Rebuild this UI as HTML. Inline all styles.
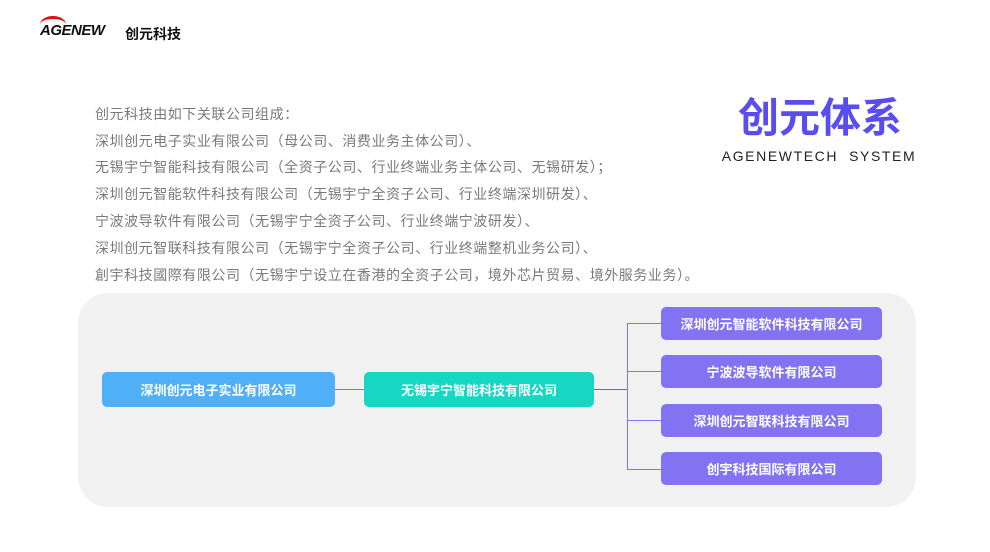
<!DOCTYPE html>
<html><head><meta charset="utf-8"><style>
body{margin:0;width:990px;height:552px;background:#fff;position:relative;overflow:hidden;font-family:"Liberation Sans","Noto Sans CJK SC",sans-serif}
.a{position:absolute}
.t{left:95px;font-size:14px;color:#7a7a7a;white-space:nowrap;line-height:20px;letter-spacing:0.55px}
.b{position:absolute;border-radius:5px;color:#fff;font-weight:bold;font-size:13px;display:flex;align-items:center;justify-content:center}
.p{background:#8373f3;left:661px;width:221px;height:33px}
</style></head><body>
<div class="a" style="left:40px;top:22px;font-style:italic;font-weight:bold;font-size:15px;color:#111;letter-spacing:-0.5px">AGENEW</div>
<div class="a" style="left:40px;top:16px;width:26px;height:14px;border-top:3px solid #d11;border-radius:50% 50% 0 0"></div>
<div class="a" style="left:125px;top:24px;font-size:14px;font-weight:bold;color:#111">创元科技</div>
<div class="a t" style="top:104px">创元科技由如下关联公司组成：</div>
<div class="a t" style="top:131px">深圳创元电子实业有限公司（母公司、消费业务主体公司）、</div>
<div class="a t" style="top:157px">无锡宇宁智能科技有限公司（全资子公司、行业终端业务主体公司、无锡研发）；</div>
<div class="a t" style="top:184px">深圳创元智能软件科技有限公司（无锡宇宁全资子公司、行业终端深圳研发）、</div>
<div class="a t" style="top:211px">宁波波导软件有限公司（无锡宇宁全资子公司、行业终端宁波研发）、</div>
<div class="a t" style="top:238px">深圳创元智联科技有限公司（无锡宇宁全资子公司、行业终端整机业务公司）、</div>
<div class="a t" style="top:265px">創宇科技國際有限公司（无锡宇宁设立在香港的全资子公司，境外芯片贸易、境外服务业务）。</div>
<div class="a" style="left:720px;top:92px;width:200px;text-align:center;font-size:41px;font-weight:bold;color:#5a4df0;line-height:52px">创元体系</div>
<div class="a" style="left:719px;top:148px;width:200px;text-align:center;font-size:14px;color:#222;letter-spacing:1.6px">AGENEWTECH&nbsp;&nbsp;SYSTEM</div>
<div class="a" style="left:78px;top:293px;width:838px;height:214px;background:#f1f1f1;border-radius:30px"></div>
<div class="b" style="left:102px;top:372px;width:233px;height:35px;background:#4fb0f7">深圳创元电子实业有限公司</div>
<div class="b" style="left:364px;top:372px;width:230px;height:35px;background:#17d6c4">无锡宇宁智能科技有限公司</div>
<svg class="a" style="left:0;top:0" width="990" height="552">
<line x1="335" y1="389.5" x2="364" y2="389.5" stroke="#8373f3"/>
<line x1="594" y1="389.5" x2="627" y2="389.5" stroke="#3b7dd0"/>
<path d="M661 323.5H627.5V469.5H661M627 371.5H661M627 420.5H661" fill="none" stroke="#8373f3"/>
</svg>
<div class="b p" style="top:307px">深圳创元智能软件科技有限公司</div>
<div class="b p" style="top:355px">宁波波导软件有限公司</div>
<div class="b p" style="top:404px">深圳创元智联科技有限公司</div>
<div class="b p" style="top:452px">创宇科技国际有限公司</div>
</body></html>
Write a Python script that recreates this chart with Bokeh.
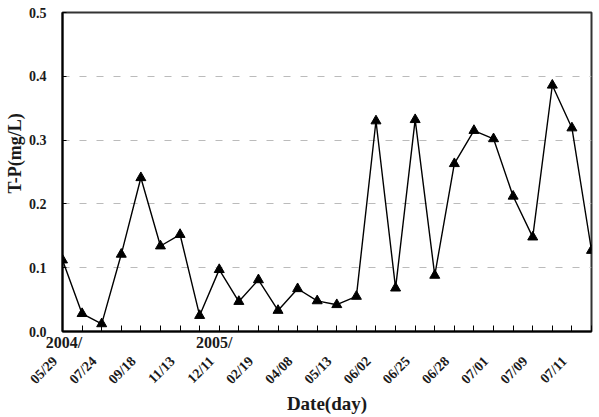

-- PROBLEM STATEMENT --
Which lines include "this"? Copy each of them out.

-- FINISHED TASK --
Rebuild this UI as HTML. Inline all styles.
Write a Python script that recreates this chart with Bokeh.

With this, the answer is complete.